Boteler’s final co-starring serial role was in the pre-war espionage outing Don Winslow of the Navy (Universal, 1941); as Navy Intelligence operative Mike Splendor, Boteler served as a secondary sidekick to Navy commander Winslow (Don Terry), backing up both him and his primary sidekick, Lieutenant Pennington (Walter Sande) in their fights with the ruthless Scorpion spy organization. Boteler used his Axford brogue for the Splendor part, but the Navy character was considerably sharper than the Hornet one; though entertainingly feisty and outspoken, Splendor was also a sober and intelligent investigator. Boteler gave the character a proper combination of boisterousness and responsibility, and also established a good rapport with both Terry and Sande.

Wade Boteler--Don Winslow
Above: Wade Boteler warily watches suspicious character John Holland in Don Winslow of the Navy (Universal, 1941).
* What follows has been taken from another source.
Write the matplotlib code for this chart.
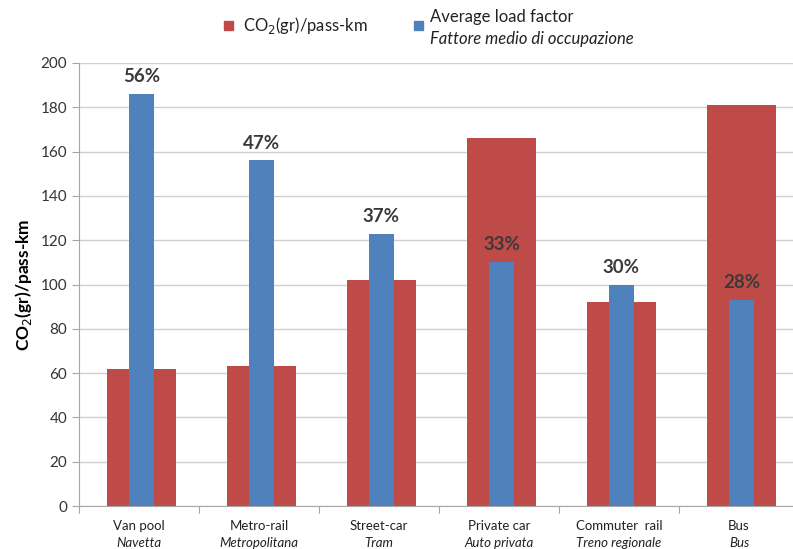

Boteler’s final chapterplay was The Secret Code (Columbia, 1942), a wartime crime serial that starred Paul Kelly as a police lieutenant who got himself dishonorably discharged in order to infiltrate and destroy a Nazi spy ring. Boteler played the supporting role of the stern Police Chief Burns, who presided over the authorities’ efforts to track down the seemingly traitorous hero and his Nazi associates. Boteler stayed behind an office desk throughout Code, but got several chances to gravely supervise enquires, and also got multiple opportunities to react with amusing grouchiness to the lame excuses of detective Clancy Cooper (who was assigned to bring Kelly in, but was secretly helping him).

Wade Boteler--Secret Code
Above: Wade Boteler chews out the off-camera Clancy Cooper for his apparent failure to keep on the trail of Paul Kelly in The Secret Code (Columbia, 1942).

Less than a year after Secret Code’s release, Wade Boteler died of a heart attack in Hollywood; the many films he’d completed before his passing continued to appear in theaters for almost another full year, with the last of them coming out in 1944–the Warner Brothers B-crime film The Last Ride, in which he played one final police chief.

Wade Boteler played his prominent chapterplay parts with the same steady skill he brought to his many smaller feature-film roles, handling each of his four serial sidekick characters in admirably balanced style; he made Inspector Scott and Mike Splendor seem like completely capable officials while simultaneously giving them warmly human personalities, and likewise managed to make Michael Axford endearing even while playing his bumbling truculence to the hilt. Whether serious or comic, competent or incompetent, Boteler was always a welcome presence in the serial world.

Wade Boteler--last
Above: Wade Boteler on patrol with Buster Crabbe in Red Barry (Universal, 1938).